There are two implications this morning from the story of Jesus – one about fasting specifically, and the second a more general principle. What does the teaching on fasting mean for CCC? Fasting is clearly a matter of Christian liberty. Because Jesus lived perfect righteousness in our place, died for our sins, and resurrected on the third day inaugurating the new creation, there is no mandatory fasting. That being said, Jesus did say that his disciples would fast after he left, which probably refers to the time after his death and even after his ascension. Jesus did give instruction about what to do if you fast, look at Matthew 6.16-18:
And when you fast, do not look gloomy like the hypocrites, for they disfigure their faces that their fasting may be seen by others. Truly, I say to you, they have received their reward. 17 But when you fast, anoint your head and wash your face, 18 that your fasting may not be seen by others but by your Father who is in secret. And your Father who sees in secret will reward you.

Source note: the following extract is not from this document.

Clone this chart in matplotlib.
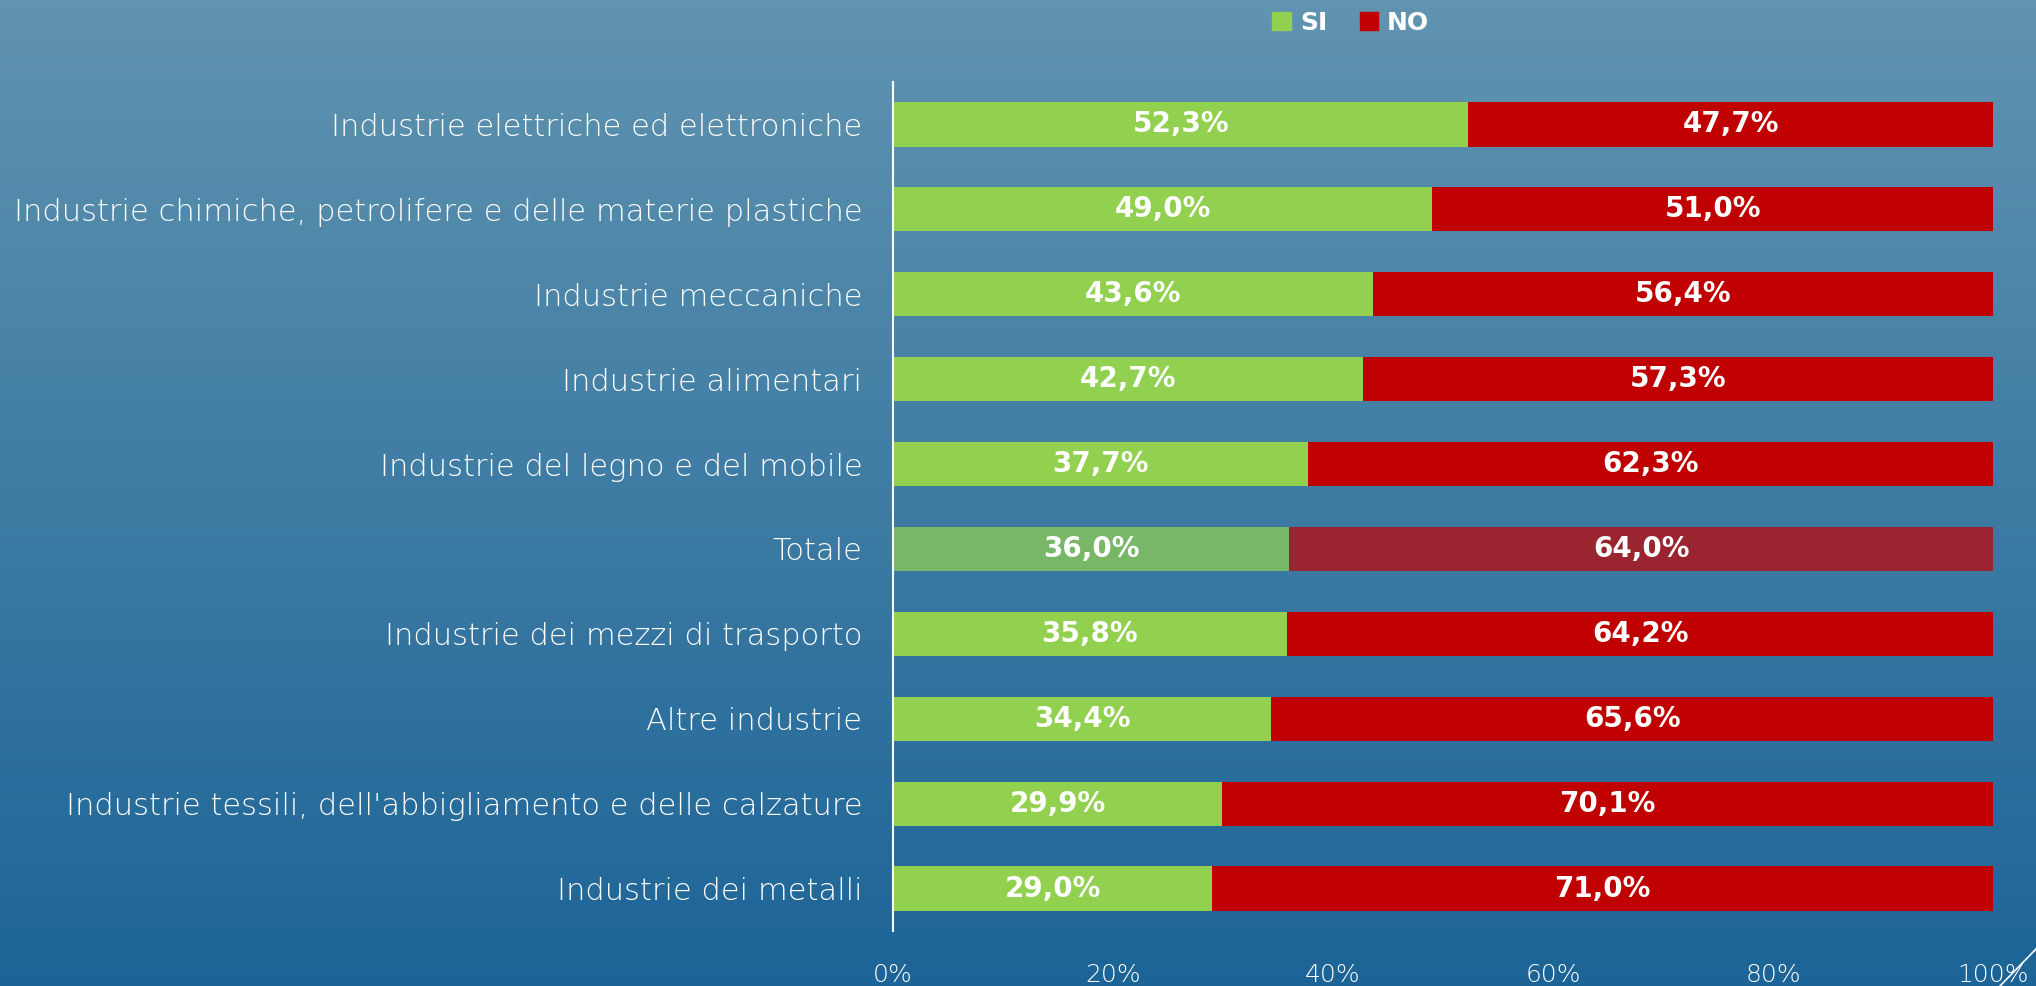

When you do fast, like during Lent, or if you’re praying about a major decision, or struggling in sin, don’t make a show about it. Make sure that you appear normal to everyone else. Fasting is a practice that involves you and your Father in heaven. If you make a show of it, then you’re missing the point. But the point is also that fasting ought not be a regular part of the Christian walk like the Lord’s Supper, weekly sermons, or prayer. Fasting is occasional because we ought to live in a state of feasting. Christ has died, Christ is risen, Christ will come again!
The broader point is that we must not get bogged down in the old wineskins of religious activity and miss the wine that is Jesus. For the Jews this meant that they shouldn’t serve fasting or the Sabbath and neglect God himself in their presence. We can create our own golden calves that distract us from Jesus. I’m not saying that we ought to neglect religious practices. God forbide! That would be to disobey Jesus. He commands us to preach the Word, to baptize, to observe the Eucharist, to pray, and sing, and make disciples, but these practices aren’t ends in and of themselves. These means of grace exist to draw us to Christ.
Conclusion
Jesus beckons you this morning; don’t live in a state of fasting, live in a state of feasting. The bridegroom has lived righteousness in your place, he has died for sinners, he is risen indeed. You can be justified by faith and your sins forgiven. He is coming again to make everything sad untrue! That’s good news! That demands a party. It necessitates that we dance and celebrate; that we eat, drink, and be merry.
Jesus isn’t contained by the old covenant. The old covenant paved the way for Christ, but it will not restrict him. Fasting is for Jesus; Jesus is not for fasting. James Brooks wrote, “The way to God is not through religious practices but through joyful association with Jesus.” May CCC be a people who feast on the new wine that is King Jesus!